In any case, the border between these two sides of her character seems to grow thinner and thinner as I age, and this thin line of transition constantly startles me. Once, in a high school seminary class, we watched a video about evil, or sin, or pride, or extra piercings, or, I don't know, one of those other things we should avoid. The video featured a man lecturing sternly about how rock music is of the devil--specifically, he claimed that Mick Jagger was the devil incarnate. He had all sorts of evidence: he hired Hell's Angels (coincidence? I think not!), claimed the devil inspired their music (it's true!) and even openly sympathized with the devil (you can look it up!).

This might have affected teenagers in 1968, but for a much more jaded 2001 crowd, it was laughable. I regaled all my non-Mormon friends at school that day with that paticular piece of seminary craziness, and when I got home I was eager to share the laughs with my mom. I told her all about the video, playing up this man's complete craziness--honestly, where do people get such strange ideas?

"That is silly," she said, chuckling. "Mick Jagger as the devil? I've never heard anything so ridiculous in my whole life." She stopped laughing suddenly and looked directly at me. "Clearly, it's Keith Richards."

Here's to my mom, a character I don't even have to exaggerate.

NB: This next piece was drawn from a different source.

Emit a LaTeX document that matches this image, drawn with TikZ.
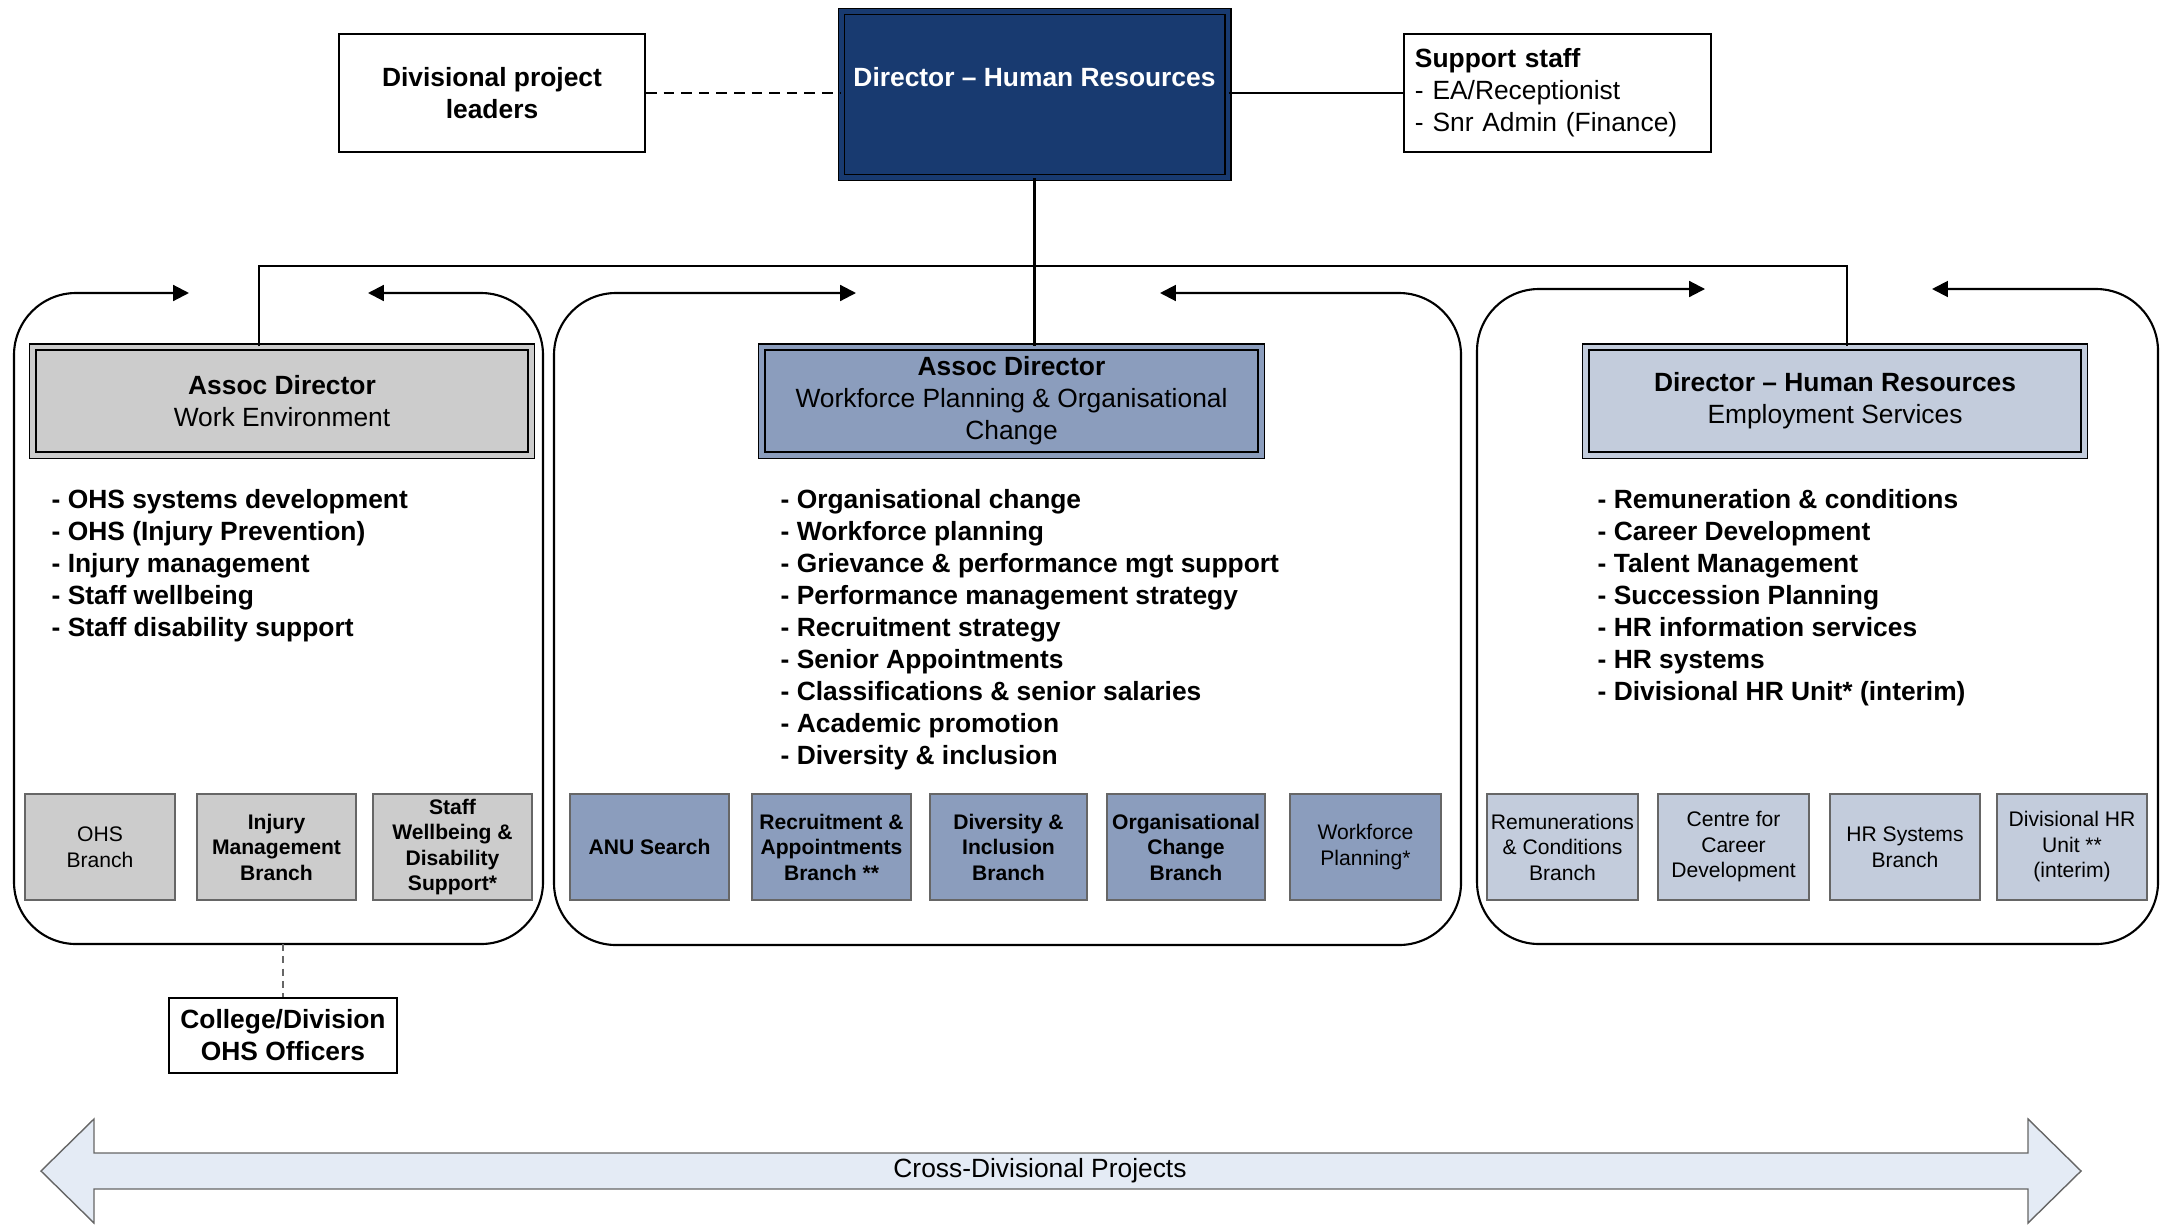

1Sex in the SWKT bathroom.
2Their wives aren't adventurous enough in bed. "Dress up! Take pictures!"
3Practice the butterfly stroke.

11 comments:

Tolkien Boy said...

Just so you're reminded, I'd really like to meet this woman.

Emily said...

Your mom is a character.

I love how she totally participates with the Board, too.

You guys are the best.

Anonymous said...

Is your mom available?

Unknown said...

sounds like our moms would get along. i am so amused.

FoxyJ said...

I think your mom and my mom would get along well. You should ask Melyngoch about the time my mom flashed her.

And Keith Richards is definitely creeper than Mick Jagger. I've never thought of him as the devil, though, just some kind of creepy petrified lizard.

Th. said...

.

Wait...the devil isn't a creepy petrified lizard? And I sense that the 80 thing was a joke.

I don't get it.

Melyngoch said...

Your mom never blogs anymore.

Melyngoch said...

(and you should know, I violated my personal goal to leave exclusively comments that are all about me with that last comment. that's how far I'm willing to go to reprimand you.)

Th. said...

.

You see what kind of friends you have?

The best kind--that's what kind.

photogenic said...

So my mental image of your mom is now dramatically different than the previous one of the enthusiastic, cool primary chorister for whom 11-year-old boys would sing their hearts out. Not better or worse, just different.